[Source data start]
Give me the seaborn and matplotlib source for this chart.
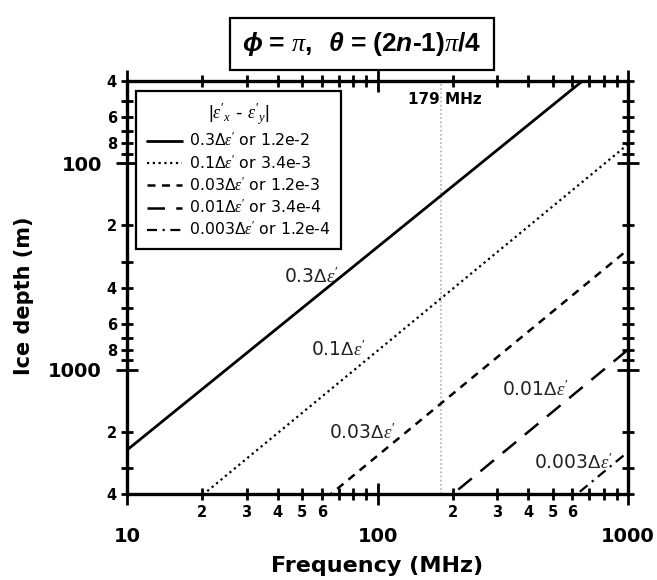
import numpy as np
import pandas as pd
import seaborn as sns
import matplotlib
matplotlib.use("Agg")
import matplotlib.pyplot as plt
from matplotlib.ticker import FixedLocator, FixedFormatter

# ---------------- data ----------------
freq_mhz = [10, 1000]
depth_03 = [2450, 26.5]
depth_01 = [8100, 81]
depth_003 = [26000, 262]
depth_001 = [80000, 800]
depth_0003 = [255000, 2500]
series_labels = [r"0.3$\Delta\varepsilon'$ or 1.2e-2",
                 r"0.1$\Delta\varepsilon'$ or 3.4e-3",
                 r"0.03$\Delta\varepsilon'$ or 1.2e-3",
                 r"0.01$\Delta\varepsilon'$ or 3.4e-4",
                 r"0.003$\Delta\varepsilon'$ or 1.2e-4"]
curve_texts = [r"0.3$\Delta\varepsilon'$", r"0.1$\Delta\varepsilon'$",
               r"0.03$\Delta\varepsilon'$", r"0.01$\Delta\varepsilon'$",
               r"0.003$\Delta\varepsilon'$"]
curve_text_freq = [54.5, 70, 87, 428, 603]
curve_text_depth = [356, 803, 2027, 1254, 2831]
marker_freq = 179
marker_text = "179 MHz"

x_major = [10, 100, 1000]
x_major_labels = ["10", "100", "1000"]
x_minor = [20, 30, 40, 50, 60, 70, 80, 90, 200, 300, 400, 500, 600, 700, 800, 900]
x_minor_labels = ["2", "3", "4", "5", "6", "", "", "", "2", "3", "4", "5", "6", "", "", ""]
y_major = [100, 1000]
y_major_labels = ["100", "1000"]
y_minor = [40, 50, 60, 70, 80, 90, 200, 300, 400, 500, 600, 700, 800, 900, 2000, 3000, 4000]
y_minor_labels = ["4", "", "6", "", "8", "", "2", "", "4", "", "6", "", "8", "", "2", "", "4"]

# ---------------- style ----------------
sns.set_style("ticks")
plt.rcParams['font.family'] = ['DejaVu Sans']
plt.rcParams['text.color'] = 'black'
plt.rcParams['axes.labelcolor'] = 'black'
plt.rcParams['xtick.color'] = 'black'
plt.rcParams['ytick.color'] = 'black'
plt.rcParams['mathtext.fontset'] = 'custom'
plt.rcParams['mathtext.rm'] = 'Liberation Sans'
plt.rcParams['mathtext.it'] = 'Liberation Serif:italic'
plt.rcParams['mathtext.bf'] = 'Liberation Sans:bold'
plt.rcParams['mathtext.bfit'] = 'Liberation Sans:bold:italic'

fig = plt.figure(figsize=(6.57, 5.80), dpi=100)
ax = fig.add_axes([127/657, 86/580, 501/657, 413/580])

styles = ['-', (0, (1, 1.6)), (0, (3.2, 2.6)), (0, (7, 4.5)), (0, (4.5, 2.5, 1, 2.5))]
widths = [2.0, 1.6, 1.8, 1.8, 1.6]
all_depths = [depth_03, depth_01, depth_003, depth_001, depth_0003]
for d, lab, ls, lw in zip(all_depths, series_labels, styles, widths):
    df = pd.DataFrame({"freq": freq_mhz, "depth": d})
    sns.lineplot(data=df, x="freq", y="depth", ax=ax, color="black",
                 linestyle=ls, linewidth=lw, label=lab, sort=False)

ax.axvline(marker_freq, color="#b0b0b0", linestyle=(0, (1, 1.5)), linewidth=1.2, zorder=0)

ax.set_xscale("log")
ax.set_yscale("log")
ax.set_xlim(10, 1000)
ax.set_ylim(4000, 40)

ax.xaxis.set_major_locator(FixedLocator(x_major))
ax.xaxis.set_major_formatter(FixedFormatter(x_major_labels))
ax.xaxis.set_minor_locator(FixedLocator(x_minor))
ax.xaxis.set_minor_formatter(FixedFormatter(x_minor_labels))
ax.yaxis.set_major_locator(FixedLocator(y_major))
ax.yaxis.set_major_formatter(FixedFormatter(y_major_labels))
ax.yaxis.set_minor_locator(FixedLocator(y_minor))
ax.yaxis.set_minor_formatter(FixedFormatter(y_minor_labels))

for s in ax.spines.values():
    s.set_linewidth(2.4)
    s.set_color("black")
    s.set_visible(True)

ax.tick_params(which="both", direction="inout", top=True, right=True,
               width=2, color="black", labelcolor="black")
ax.tick_params(which="major", length=16)
ax.tick_params(which="minor", length=8.5)
ax.tick_params(axis="x", which="major", pad=15.4, labelsize=14)
ax.tick_params(axis="x", which="minor", pad=4, labelsize=10.5)
ax.tick_params(axis="y", which="major", pad=10, labelsize=14)
ax.tick_params(axis="y", which="minor", pad=3, labelsize=10.5)
for lbl in ax.get_xticklabels(which="both") + ax.get_yticklabels(which="both"):
    lbl.set_fontweight("bold")

ax.set_xlabel("Frequency (MHz)", fontsize=16, fontweight="bold")
ax.set_ylabel("Ice depth (m)", fontsize=15, fontweight="bold")
ax.xaxis.set_label_coords(0.5, -0.15)
ax.yaxis.set_label_coords(-0.185, 0.48)

for t, fx, dy in zip(curve_texts, curve_text_freq, curve_text_depth):
    ax.text(fx, dy, t, fontsize=13.5, ha="center", va="center", color="#222222")

ax.text(marker_freq * 1.04, 49, marker_text, fontsize=11, fontweight="bold",
        ha="center", va="center")

leg = ax.legend(loc="upper left", bbox_to_anchor=(0.018, 0.976), borderaxespad=0,
                title=r"$|\varepsilon'_x$ - $\varepsilon'_y|$",
                prop={"size": 11.3}, title_fontsize=13,
                frameon=True, fancybox=False, framealpha=1,
                edgecolor="black", handlelength=2.2, handletextpad=0.45,
                labelspacing=0.27, borderpad=0.7)
leg.get_frame().set_linewidth(1.6)

fig.text(0.551, 0.924,
         "$\\mathbfit{\\phi}\\mathbf{\\,=\\,}\\pi\\mathbf{,\\ \\ }\\mathbfit{\\theta}\\mathbf{\\,=\\,(2}\\mathbfit{n}\\mathbf{\u20101)}\\pi\\mathbf{/4}$",
         fontsize=19, ha="center", va="center",
         bbox=dict(boxstyle="square,pad=0.45", facecolor="white", edgecolor="black", linewidth=1.6))

fig.savefig("out.png", dpi=100)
[Source data end]
= Required task =
All of the material above needs to be restated exactly, with no pictures.

= Exercise response =
Give me the seaborn and matplotlib source for this chart.
import numpy as np
import pandas as pd
import seaborn as sns
import matplotlib
matplotlib.use("Agg")
import matplotlib.pyplot as plt
from matplotlib.ticker import FixedLocator, FixedFormatter

# ---------------- data ----------------
freq_mhz = [10, 1000]
depth_03 = [2450, 26.5]
depth_01 = [8100, 81]
depth_003 = [26000, 262]
depth_001 = [80000, 800]
depth_0003 = [255000, 2500]
series_labels = [r"0.3$\Delta\varepsilon'$ or 1.2e-2",
                 r"0.1$\Delta\varepsilon'$ or 3.4e-3",
                 r"0.03$\Delta\varepsilon'$ or 1.2e-3",
                 r"0.01$\Delta\varepsilon'$ or 3.4e-4",
                 r"0.003$\Delta\varepsilon'$ or 1.2e-4"]
curve_texts = [r"0.3$\Delta\varepsilon'$", r"0.1$\Delta\varepsilon'$",
               r"0.03$\Delta\varepsilon'$", r"0.01$\Delta\varepsilon'$",
               r"0.003$\Delta\varepsilon'$"]
curve_text_freq = [54.5, 70, 87, 428, 603]
curve_text_depth = [356, 803, 2027, 1254, 2831]
marker_freq = 179
marker_text = "179 MHz"

x_major = [10, 100, 1000]
x_major_labels = ["10", "100", "1000"]
x_minor = [20, 30, 40, 50, 60, 70, 80, 90, 200, 300, 400, 500, 600, 700, 800, 900]
x_minor_labels = ["2", "3", "4", "5", "6", "", "", "", "2", "3", "4", "5", "6", "", "", ""]
y_major = [100, 1000]
y_major_labels = ["100", "1000"]
y_minor = [40, 50, 60, 70, 80, 90, 200, 300, 400, 500, 600, 700, 800, 900, 2000, 3000, 4000]
y_minor_labels = ["4", "", "6", "", "8", "", "2", "", "4", "", "6", "", "8", "", "2", "", "4"]

# ---------------- style ----------------
sns.set_style("ticks")
plt.rcParams['font.family'] = ['DejaVu Sans']
plt.rcParams['text.color'] = 'black'
plt.rcParams['axes.labelcolor'] = 'black'
plt.rcParams['xtick.color'] = 'black'
plt.rcParams['ytick.color'] = 'black'
plt.rcParams['mathtext.fontset'] = 'custom'
plt.rcParams['mathtext.rm'] = 'Liberation Sans'
plt.rcParams['mathtext.it'] = 'Liberation Serif:italic'
plt.rcParams['mathtext.bf'] = 'Liberation Sans:bold'
plt.rcParams['mathtext.bfit'] = 'Liberation Sans:bold:italic'

fig = plt.figure(figsize=(6.57, 5.80), dpi=100)
ax = fig.add_axes([127/657, 86/580, 501/657, 413/580])

styles = ['-', (0, (1, 1.6)), (0, (3.2, 2.6)), (0, (7, 4.5)), (0, (4.5, 2.5, 1, 2.5))]
widths = [2.0, 1.6, 1.8, 1.8, 1.6]
all_depths = [depth_03, depth_01, depth_003, depth_001, depth_0003]
for d, lab, ls, lw in zip(all_depths, series_labels, styles, widths):
    df = pd.DataFrame({"freq": freq_mhz, "depth": d})
    sns.lineplot(data=df, x="freq", y="depth", ax=ax, color="black",
                 linestyle=ls, linewidth=lw, label=lab, sort=False)

ax.axvline(marker_freq, color="#b0b0b0", linestyle=(0, (1, 1.5)), linewidth=1.2, zorder=0)

ax.set_xscale("log")
ax.set_yscale("log")
ax.set_xlim(10, 1000)
ax.set_ylim(4000, 40)

ax.xaxis.set_major_locator(FixedLocator(x_major))
ax.xaxis.set_major_formatter(FixedFormatter(x_major_labels))
ax.xaxis.set_minor_locator(FixedLocator(x_minor))
ax.xaxis.set_minor_formatter(FixedFormatter(x_minor_labels))
ax.yaxis.set_major_locator(FixedLocator(y_major))
ax.yaxis.set_major_formatter(FixedFormatter(y_major_labels))
ax.yaxis.set_minor_locator(FixedLocator(y_minor))
ax.yaxis.set_minor_formatter(FixedFormatter(y_minor_labels))

for s in ax.spines.values():
    s.set_linewidth(2.4)
    s.set_color("black")
    s.set_visible(True)

ax.tick_params(which="both", direction="inout", top=True, right=True,
               width=2, color="black", labelcolor="black")
ax.tick_params(which="major", length=16)
ax.tick_params(which="minor", length=8.5)
ax.tick_params(axis="x", which="major", pad=15.4, labelsize=14)
ax.tick_params(axis="x", which="minor", pad=4, labelsize=10.5)
ax.tick_params(axis="y", which="major", pad=10, labelsize=14)
ax.tick_params(axis="y", which="minor", pad=3, labelsize=10.5)
for lbl in ax.get_xticklabels(which="both") + ax.get_yticklabels(which="both"):
    lbl.set_fontweight("bold")

ax.set_xlabel("Frequency (MHz)", fontsize=16, fontweight="bold")
ax.set_ylabel("Ice depth (m)", fontsize=15, fontweight="bold")
ax.xaxis.set_label_coords(0.5, -0.15)
ax.yaxis.set_label_coords(-0.185, 0.48)

for t, fx, dy in zip(curve_texts, curve_text_freq, curve_text_depth):
    ax.text(fx, dy, t, fontsize=13.5, ha="center", va="center", color="#222222")

ax.text(marker_freq * 1.04, 49, marker_text, fontsize=11, fontweight="bold",
        ha="center", va="center")

leg = ax.legend(loc="upper left", bbox_to_anchor=(0.018, 0.976), borderaxespad=0,
                title=r"$|\varepsilon'_x$ - $\varepsilon'_y|$",
                prop={"size": 11.3}, title_fontsize=13,
                frameon=True, fancybox=False, framealpha=1,
                edgecolor="black", handlelength=2.2, handletextpad=0.45,
                labelspacing=0.27, borderpad=0.7)
leg.get_frame().set_linewidth(1.6)

fig.text(0.551, 0.924,
         "$\\mathbfit{\\phi}\\mathbf{\\,=\\,}\\pi\\mathbf{,\\ \\ }\\mathbfit{\\theta}\\mathbf{\\,=\\,(2}\\mathbfit{n}\\mathbf{\u20101)}\\pi\\mathbf{/4}$",
         fontsize=19, ha="center", va="center",
         bbox=dict(boxstyle="square,pad=0.45", facecolor="white", edgecolor="black", linewidth=1.6))

fig.savefig("out.png", dpi=100)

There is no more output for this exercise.